Some dudes run a wet/dry/wet scenario using one dry base tone amp, coming out of the effects loop into stereo effects units, and then running the stereo effects into the returns of two other amps for a true stereo spread. Dry tone in the middle, wet effects to the sides. I guess it's cool if you play guitar-centric music that can utilize all that bullshit. I'm not that guy.
 
What I was doing had nothing to do with the output side of the amp. I wasn't running one amp into another. I was essentially just splitting the guitar signal through the inputs of a Plexi. It all happens before even the preamp stage.
yeah, basically all that's happening is the hi and lo inputs act like a 'Y' cord. So you can plug the other half of that 'Y' cord back into the other channel of the amp or into a different amp.
It probably sounds a little different than just using a 'Y' cord because there is some loading there, but it's basically just a splitter.
 
yeah, basically all that's happening is the hi and lo inputs act like a 'Y' cord. So you can plug the other half of that 'Y' cord back into the other channel of the amp or into a different amp.
It probably sounds a little different than just using a 'Y' cord because there is some loading there, but it's basically just a splitter.
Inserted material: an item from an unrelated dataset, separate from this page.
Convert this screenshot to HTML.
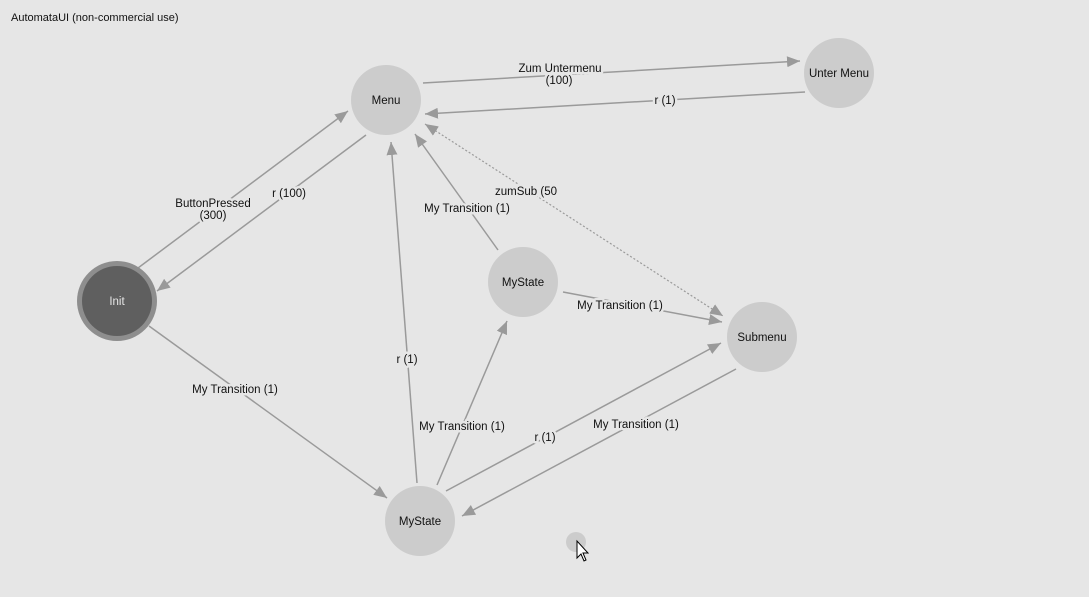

Right, exactly. That's basically how it is. I've never tried an actual Y-cable, and I don't understand the electrical theory of it, but I've read that a Y-cable does sound slightly different from jumping the inputs on a Plexi type amp. Some people prefer to plug straight in and jumper the inputs, some people prefer the Y-cable split before the inputs. Supposedly something happens to the impedance of the guitar signal as it passes through the Plexi inputs that doesn't happen with a Y-cable. I don't know, I've only read that, and I have no idea how noticeable it actually is. I did notice when running from the Plexi input to the 2204 that the 2204 sounded a little different from usual. It had a little less clarity in the highs. Maybe those longs runs of cable shed some high end.
 
"I'd never run a speaker signal into the front of another amp. I don't know what kind of internal electrical struggles that might cause, but I can't imagine it would sound good anyway. "
Certainly not best practice Greg! But we were messing about and son asked what would happen and I reasoned that the worst case scenario was a blown ECC83 so we gave it a shot!

On overlong guitar leads, yes some top chop but it can get complicated because you can shift the pickup resonance point which interacts with amp voicing which changes what distorts where and how much! This is the infuriating, time consuming, wonderfully absorbing world of the electric guitar. Literally limitless possibilities. Wish I could still work with them and fekkin' hear 'em!

Dave.
 
Okay here's a sample of the pseudo-stereo setup. I don't know what I'm doing but here it goes anyway. I'm not gonna type out all the settings and shit. The chain goes like this:
SG > Plexi high input 1 > low input 1 > JVM 410
Plexi > Greenback cab > Audix i5 > left channel
JVM > V30 cab > SM57 > right channel
Both amps set to same relative volume and semi-similar tones
I kick the reverb on and off on the JVM.

stereo
 
Wow Greg, that actually sounds pretty fuckin' good man....I personally don't care for the 'verb, but that's got potential to have a huge sound man!!!

Just curious, how far out are the tracks panned in the daw???
 
Thanks. The tracks are 70% L and R. I really see no good reason to do any of this for recording. Not for the sounds I want or the way I mix. Not a dual-mono setup anyway. Totally pointless. I'd still have to double track to fill the L and R of a mix with guitars. This just collapses to mono when it's in phase because it's just one guitar playing one thing. I can mic 30 cabs and it's still just mega-mono. You can notice that it doesn't actually sound very "stereo" until the reverb tails off. I need to go true stereo for this to be worthwhile.

But....in person....here in the room, it sounds pretty fucking gigantic.
 
But....in person....here in the room, it sounds pretty fucking gigantic.
Maybe that's why Hendrix & all those other guys did that shit??? I dunno, I see your point about going true stereo though....
 
Maybe that's why Hendrix & all those other guys did that shit??? I dunno, I see your point about going true stereo though....

They probably did it because they needed huge volume back then to fill venues with sound.

In true stereo, with an actual stereo effect bouncing back and forth, it'll be better. But still unnecessary for recording.
 
They probably did it because they needed huge volume back then to fill venues with sound.
Yeah man, no doubt.....AFAIK, that's why those amps were so loud to begin with, they didn't mic 'em up or anything, just the raw power of the amps are what the audience got, right???

In true stereo, with an actual stereo effect bouncing back and forth, it'll be better. But still unnecessary for recording.
+1...It'd be a lot easier just to record a regular/mono track, & put a stereo effect on it in the daw, pretty much like what I do for fx....
 
Yup, I see no need at all to run a wet/dry rig for recording unless you are just madly in love with specific sounds you get from specific pieces of gear in your rig, or you just like entertaining yourself. I bet most wet/dry amp people are just entertaining themselves. If you're just looking for basic time based effects on your tracks, then plug-ins are better. I don't use any guitar effects in stereo, so it does me no good either way. In hundreds of mixes I can probably count on one hand the times I've used stereo delay or flanger. Reverb is the only stereo effect I use in the DAW.

I do use my effects sometimes, but always in mono. I decided a long time ago that I'm not using any plug-ins if I don't need to.